Passed last week by the House, the bill ” known as the Clear ID Act ” is aimed at establishing security standards for driver’s licenses and identification documents to prevent terrorists from abusing asylum laws and to unify terrorism-related grounds for inadmissibility and removal.

Meanwhile, a judge in New York ordered that state on Thursday to stop seizing the driver’s licenses of immigrants without Social Security cards, saying the State Department of Motor Vehicles could not enforce immigration law or make new rules without notifying the public.

The order by Justice Karen Black of the State Supreme Court in Manhattan affects both legal and illegal aliens and came in response to a crackdown by the state that had targeted the licenses of 300,000 aliens in New York ” 7,000 of whom already have been suspended.

State officials had argued that taking away the licenses from those without proper identification was in the interest of homeland security.

In the Iowa suit, the State Department of Transportation had refused to issue licenses to illegal aliens, saying state law required license recipients to have a Social Security card or other proper immigration documents in order to obtain an operator’s permit.

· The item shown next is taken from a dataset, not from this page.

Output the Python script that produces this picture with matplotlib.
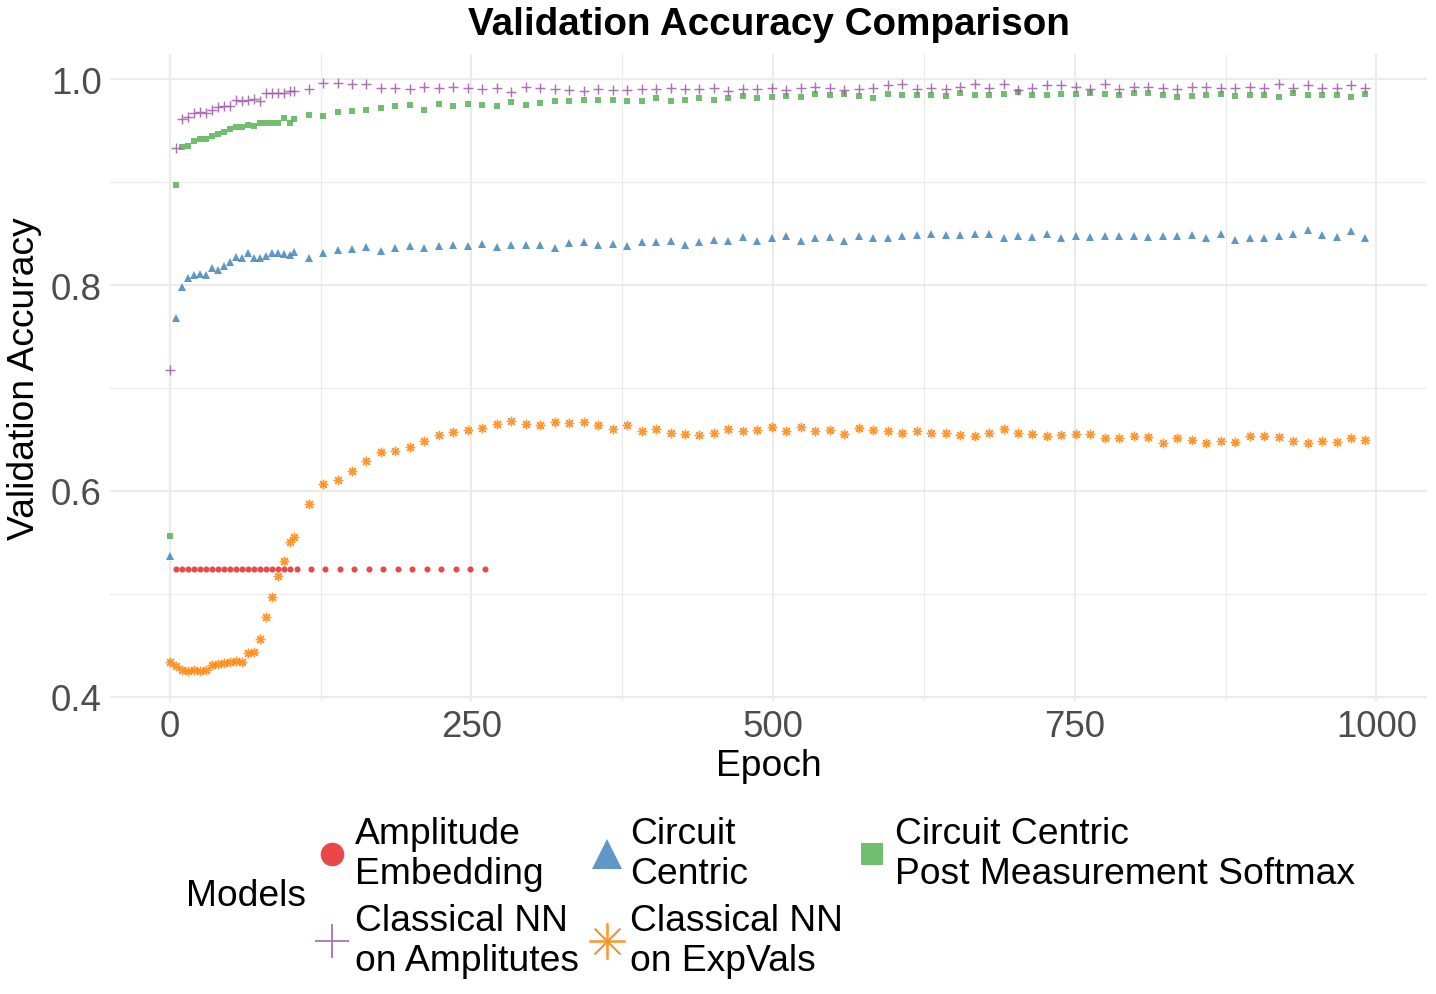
import matplotlib
matplotlib.use('Agg')
import matplotlib.pyplot as plt
from matplotlib.lines import Line2D

plt.rcParams['font.family'] = ['Liberation Sans', 'DejaVu Sans']

# ---------------- data ----------------
epochs = [0, 5, 10, 15, 20, 25, 30, 35, 40, 45, 50, 55, 60, 65, 70, 75, 80, 85, 90, 95, 100, 103,
          115, 127, 139, 151, 163, 175, 187, 199, 211, 223, 235, 247, 259, 271,
          283, 295, 307, 319, 331, 343, 355, 367, 379, 391, 403, 415, 427, 439, 451, 463,
          475, 487, 499, 511, 523, 535, 547, 559, 571, 583, 595, 607, 619, 631,
          643, 655, 667, 679, 691, 703, 715, 727, 739, 751, 763, 775, 787, 799, 811, 823,
          835, 847, 859, 871, 883, 895, 907, 919, 931, 943, 955, 967, 979, 991]

amp_epochs = [5, 10, 15, 20, 25, 30, 35, 40, 45, 50, 55, 60, 65, 70, 75, 80, 85, 90, 95, 100, 105,
              117, 129, 141, 153, 165, 177, 189, 201, 213, 225, 237, 249, 261]
amp_embedding = [0.524, 0.524, 0.524, 0.524, 0.524, 0.524, 0.524, 0.524, 0.524, 0.524, 0.524,
                 0.524, 0.524, 0.524, 0.524, 0.524, 0.524, 0.524, 0.524, 0.524, 0.524,
                 0.524, 0.524, 0.524, 0.524, 0.524, 0.524, 0.524, 0.524, 0.524, 0.524,
                 0.524, 0.524, 0.524]

circuit_centric = [0.537, 0.768, 0.798, 0.807, 0.810, 0.811, 0.810, 0.8165, 0.815, 0.8185, 0.822,
                   0.827, 0.826, 0.831, 0.826, 0.826, 0.828, 0.831, 0.831, 0.830, 0.829, 0.832,
                   0.826, 0.831, 0.834, 0.835, 0.837, 0.833, 0.836, 0.838, 0.836, 0.838, 0.839,
                   0.838, 0.840, 0.837,
                   0.8385, 0.839, 0.8385, 0.836, 0.841, 0.842, 0.8385, 0.840, 0.8375, 0.842,
                   0.842, 0.843, 0.8385, 0.842, 0.844, 0.843, 0.847, 0.843, 0.846, 0.848,
                   0.843, 0.846, 0.847, 0.843, 0.848, 0.846, 0.846, 0.848, 0.849, 0.8495,
                   0.849, 0.849, 0.850, 0.850, 0.846, 0.848, 0.847, 0.850, 0.846, 0.848,
                   0.847, 0.848, 0.848, 0.848, 0.847, 0.848, 0.848, 0.849, 0.846, 0.850,
                   0.844, 0.846, 0.846, 0.848, 0.850, 0.8535, 0.849, 0.847, 0.8525, 0.846]

circuit_centric_pms = [0.556, 0.897, 0.934, 0.935, 0.940, 0.942, 0.942, 0.945, 0.947, 0.949, 0.952,
                       0.954, 0.954, 0.956, 0.955, 0.958, 0.958, 0.958, 0.958, 0.962, 0.958, 0.961,
                       0.965, 0.964, 0.968, 0.969, 0.970, 0.972, 0.974, 0.975, 0.970, 0.976, 0.974,
                       0.976, 0.975, 0.974,
                       0.978, 0.975, 0.977, 0.979, 0.979, 0.980, 0.980, 0.980, 0.979, 0.979,
                       0.982, 0.979, 0.980, 0.982, 0.980, 0.982, 0.984, 0.982, 0.983, 0.984,
                       0.983, 0.986, 0.985, 0.986, 0.984, 0.982, 0.986, 0.985, 0.985, 0.985,
                       0.984, 0.987, 0.985, 0.985, 0.986, 0.988, 0.985, 0.985, 0.986, 0.986,
                       0.987, 0.986, 0.985, 0.987, 0.987, 0.985, 0.983, 0.984, 0.985, 0.986,
                       0.984, 0.985, 0.985, 0.983, 0.987, 0.985, 0.985, 0.985, 0.983, 0.986]

nn_amplitudes = [0.717, 0.933, 0.961, 0.963, 0.967, 0.968, 0.967, 0.970, 0.973, 0.974, 0.974,
                 0.980, 0.979, 0.980, 0.981, 0.979, 0.987, 0.987, 0.987, 0.987, 0.989, 0.989,
                 0.991, 0.996, 0.996, 0.995, 0.995, 0.992, 0.992, 0.991, 0.993, 0.992, 0.993,
                 0.992, 0.991, 0.992,
                 0.988, 0.993, 0.992, 0.991, 0.990, 0.989, 0.991, 0.990, 0.990, 0.991,
                 0.991, 0.992, 0.991, 0.991, 0.992, 0.989, 0.991, 0.991, 0.992, 0.990,
                 0.992, 0.993, 0.992, 0.990, 0.991, 0.992, 0.994, 0.995, 0.991, 0.992,
                 0.991, 0.993, 0.995, 0.992, 0.995, 0.990, 0.992, 0.994, 0.994, 0.993,
                 0.991, 0.995, 0.991, 0.993, 0.993, 0.992, 0.991, 0.993, 0.993, 0.992,
                 0.992, 0.993, 0.992, 0.995, 0.992, 0.994, 0.992, 0.992, 0.994, 0.992]

nn_expvals = [0.434, 0.430, 0.426, 0.425, 0.4255, 0.425, 0.426, 0.431, 0.432, 0.433, 0.434,
              0.435, 0.434, 0.442, 0.443, 0.456, 0.477, 0.497, 0.517, 0.532, 0.550, 0.555,
              0.5875, 0.607, 0.611, 0.619, 0.629, 0.638, 0.639, 0.643, 0.648, 0.6545, 0.657,
              0.659, 0.661, 0.665,
              0.668, 0.665, 0.664, 0.667, 0.666, 0.667, 0.664, 0.660, 0.664, 0.658,
              0.660, 0.6565, 0.6555, 0.6545, 0.6565, 0.660,
              0.658, 0.659, 0.662, 0.658, 0.662, 0.658, 0.659, 0.655, 0.661, 0.659,
              0.658, 0.6565, 0.658, 0.656, 0.656, 0.654, 0.653, 0.6565, 0.660, 0.6565,
              0.655, 0.653,
              0.654, 0.655, 0.655, 0.651, 0.651, 0.653, 0.652, 0.646, 0.651, 0.649,
              0.646, 0.648, 0.647, 0.653, 0.653, 0.652, 0.648, 0.646, 0.648, 0.647,
              0.651, 0.649]

labels = ["Amplitude\nEmbedding", "Circuit\nCentric", "Circuit Centric\nPost Measurement Softmax",
          "Classical NN\non Amplitutes", "Classical NN\non ExpVals"]
colors = ["#E41A1C", "#377EB8", "#4DAF4A", "#984EA3", "#FF7F00"]
markers = ["o", "^", "s", "+", (8, 2, 0)]

x_ticks = [0, 250, 500, 750, 1000]
y_ticks = [0.4, 0.6, 0.8, 1.0]
x_tick_labels = ["0", "250", "500", "750", "1000"]
y_tick_labels = ["0.4", "0.6", "0.8", "1.0"]

# ---------------- figure ----------------
W, H = 1436, 995
fig = plt.figure(figsize=(W / 100, H / 100), dpi=100)
fig.patch.set_facecolor('white')
L, R, T, B = 110, 1427, 55, 702
ax = fig.add_axes([L / W, 1 - B / H, (R - L) / W, (B - T) / H])

series = [(amp_epochs, amp_embedding), (epochs, circuit_centric), (epochs, circuit_centric_pms),
          (epochs, nn_amplitudes), (epochs, nn_expvals)]
plot_ms = [4.4, 5.8, 4.8, 7.6, 6.8]
plot_mew = [0, 0, 0, 1.05, 1.0]
alpha = 0.8
for (xs, ys), c, m, ms, mew in zip(series, colors, markers, plot_ms, plot_mew):
    ax.plot(xs, ys, linestyle='none', marker=m, markersize=ms, markeredgewidth=mew,
            color=c, alpha=alpha)

ax.set_xlim(-49.6, 1042)
ax.set_ylim(0.3957, 1.0246)
ax.set_xticks(x_ticks)
ax.set_xticklabels(x_tick_labels)
ax.set_yticks(y_ticks)
ax.set_yticklabels(y_tick_labels)
ax.set_xticks([125, 375, 625, 875], minor=True)
ax.set_yticks([0.5, 0.7, 0.9], minor=True)
ax.tick_params(which='both', length=0)
ax.tick_params(axis='x', pad=6, labelsize=26.4, labelcolor='#4D4D4D')
ax.tick_params(axis='y', pad=6, labelsize=26.4, labelcolor='#4D4D4D')
ax.grid(which='major', color='#EBEBEB', linewidth=1.5)
ax.grid(which='minor', color='#EBEBEB', linewidth=0.8)
ax.set_axisbelow(True)
for s in ax.spines.values():
    s.set_visible(False)

cx = (L + R) / 2 / W
fig.text(cx, 1 - 25 / H, "Validation Accuracy Comparison", ha='center', va='center',
         fontsize=27.8, fontweight='bold', color='black')
fig.text(cx, 1 - 766 / H, "Epoch", ha='center', va='center', fontsize=26.8, color='black')
fig.text(25 / W, 1 - (T + B) / 2 / H, "Validation Accuracy", ha='center', va='center',
         rotation=90, fontsize=26.8, color='black')
fig.text(186 / W, 1 - 897 / H, "Models", ha='left', va='center', fontsize=26.8, color='black')

# legend: order A, D, B, E, C so that column-major fill gives rows A B C / D E
leg_ms = [17, 22, 16.5, 24, 26]
leg_mew = [0, 0, 0, 1.3, 1.3]
order = [0, 3, 1, 4, 2]
handles = []
for i in order:
    handles.append(Line2D([], [], linestyle='none', marker=markers[i], markersize=leg_ms[i],
                          markeredgewidth=leg_mew[i], color=colors[i], alpha=alpha))
leg = fig.legend(handles, [labels[i] for i in order], loc='center left',
                 bbox_to_anchor=(313 / W, 1 - 898 / H), ncol=3, frameon=False,
                 fontsize=26.8, handlelength=1.0, handletextpad=0.12, columnspacing=0.27,
                 labelspacing=0.3, borderpad=0, borderaxespad=0)
for t in leg.get_texts():
    t.set_linespacing(1.2)

fig.savefig("out.png", dpi=100, facecolor='white')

The suit, which named Attorney General Tom Miller, Department of Public Safety Commissioner Kevin W. Techau and Department of Transportation Director Mark Wandro, argued that the state could waive the requirements and that its refusal to do so “does not further a legitimate state interest and violates the due process and equal protection guarantees of the United States and Iowa constitutions.”

But Polk County District Judge Joel Novak in Des Moines ruled that the couple had no fundamental right to obtain driver’s licenses. In his ruling, Judge Novak said operating a motor vehicle was a privilege that was “not unrestrained.”

The Iowa Supreme Court, in upholding Judge Novak’s ruling, said the “practice of denying driver’s licenses to illegal aliens violates none of the statutory and constitutional provisions raised” in the lawsuit. The high court added that the state’s licensing scheme was “rationally related to the legitimate state interest of ‘not allowing its governmental machinery to be a facilitator for the concealment of illegal aliens.’”

The suit was filed after the couple, whose attorney, Curt Daniels, has refused to identify, received more than $1,000 in traffic tickets over a single weekend. Mr. Daniels said his clients had been targeted by police because they were illegal aliens, and the state should allow them to apply for licenses to drive.

Mr. Daniels and others in Iowa have argued that illegal aliens should have licenses as a matter of public safety, issued after they pass the same tests given to all motorists; that licenses would allow the aliens to buy car insurance and to find jobs, many of whom are employed in Iowa as laborers or agricultural workers.

The Des Moines couple has been identified only as a former Iowa school employee and a welder.